Start of Supplied material

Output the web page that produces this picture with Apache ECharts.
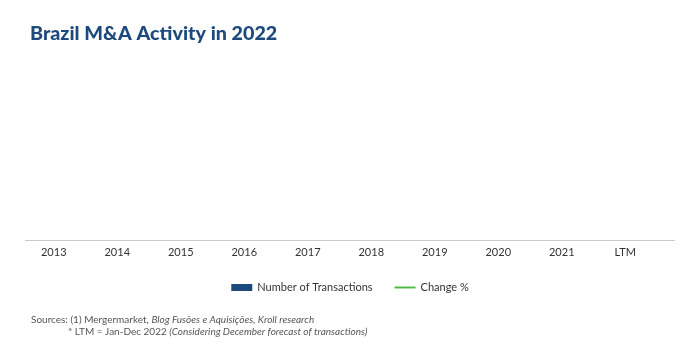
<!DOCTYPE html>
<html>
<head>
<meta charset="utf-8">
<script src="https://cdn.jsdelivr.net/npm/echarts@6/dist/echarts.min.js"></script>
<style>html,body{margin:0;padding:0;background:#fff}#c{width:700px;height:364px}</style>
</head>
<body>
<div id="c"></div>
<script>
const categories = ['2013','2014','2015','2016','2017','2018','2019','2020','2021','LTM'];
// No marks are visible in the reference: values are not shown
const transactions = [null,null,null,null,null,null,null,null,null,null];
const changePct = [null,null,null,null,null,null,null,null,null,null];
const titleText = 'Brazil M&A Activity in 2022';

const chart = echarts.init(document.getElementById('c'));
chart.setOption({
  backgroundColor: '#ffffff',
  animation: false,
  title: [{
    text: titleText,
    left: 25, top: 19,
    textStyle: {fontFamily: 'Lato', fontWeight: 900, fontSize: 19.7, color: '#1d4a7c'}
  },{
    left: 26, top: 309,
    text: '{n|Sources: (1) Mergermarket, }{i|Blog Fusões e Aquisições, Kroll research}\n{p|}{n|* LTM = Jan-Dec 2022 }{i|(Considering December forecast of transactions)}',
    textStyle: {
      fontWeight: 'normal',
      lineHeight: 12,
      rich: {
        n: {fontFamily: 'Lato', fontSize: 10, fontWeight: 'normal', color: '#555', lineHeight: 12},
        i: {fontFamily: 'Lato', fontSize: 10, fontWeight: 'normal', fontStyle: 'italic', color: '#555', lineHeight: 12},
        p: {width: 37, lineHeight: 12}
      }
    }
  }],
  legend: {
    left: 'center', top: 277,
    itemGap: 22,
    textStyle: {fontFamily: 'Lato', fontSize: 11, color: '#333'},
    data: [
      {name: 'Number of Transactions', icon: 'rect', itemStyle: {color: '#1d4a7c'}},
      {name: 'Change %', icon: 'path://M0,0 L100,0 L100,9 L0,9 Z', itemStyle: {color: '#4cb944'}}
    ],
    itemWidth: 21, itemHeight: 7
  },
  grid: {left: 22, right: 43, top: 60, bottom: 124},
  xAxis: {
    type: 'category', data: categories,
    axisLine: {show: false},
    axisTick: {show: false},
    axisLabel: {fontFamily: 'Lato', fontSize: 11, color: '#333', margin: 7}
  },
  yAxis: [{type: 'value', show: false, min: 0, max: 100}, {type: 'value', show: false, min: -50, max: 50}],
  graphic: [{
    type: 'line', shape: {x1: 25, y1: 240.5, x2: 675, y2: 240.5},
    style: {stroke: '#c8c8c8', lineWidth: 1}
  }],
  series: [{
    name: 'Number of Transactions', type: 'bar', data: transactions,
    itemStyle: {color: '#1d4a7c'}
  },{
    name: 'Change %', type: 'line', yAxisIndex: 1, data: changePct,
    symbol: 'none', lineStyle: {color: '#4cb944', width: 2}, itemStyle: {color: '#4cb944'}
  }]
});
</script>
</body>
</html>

End of Supplied material

Quote, exactly and only, the lines from the first line of the data above through the line containing "const titleText = 'Brazil". The pictures do not belong in it.

* **Exercise output**:
Output the web page that produces this picture with Apache ECharts.
<!DOCTYPE html>
<html>
<head>
<meta charset="utf-8">
<script src="https://cdn.jsdelivr.net/npm/echarts@6/dist/echarts.min.js"></script>
<style>html,body{margin:0;padding:0;background:#fff}#c{width:700px;height:364px}</style>
</head>
<body>
<div id="c"></div>
<script>
const categories = ['2013','2014','2015','2016','2017','2018','2019','2020','2021','LTM'];
// No marks are visible in the reference: values are not shown
const transactions = [null,null,null,null,null,null,null,null,null,null];
const changePct = [null,null,null,null,null,null,null,null,null,null];
const titleText = 'Brazil M&A Activity in 2022';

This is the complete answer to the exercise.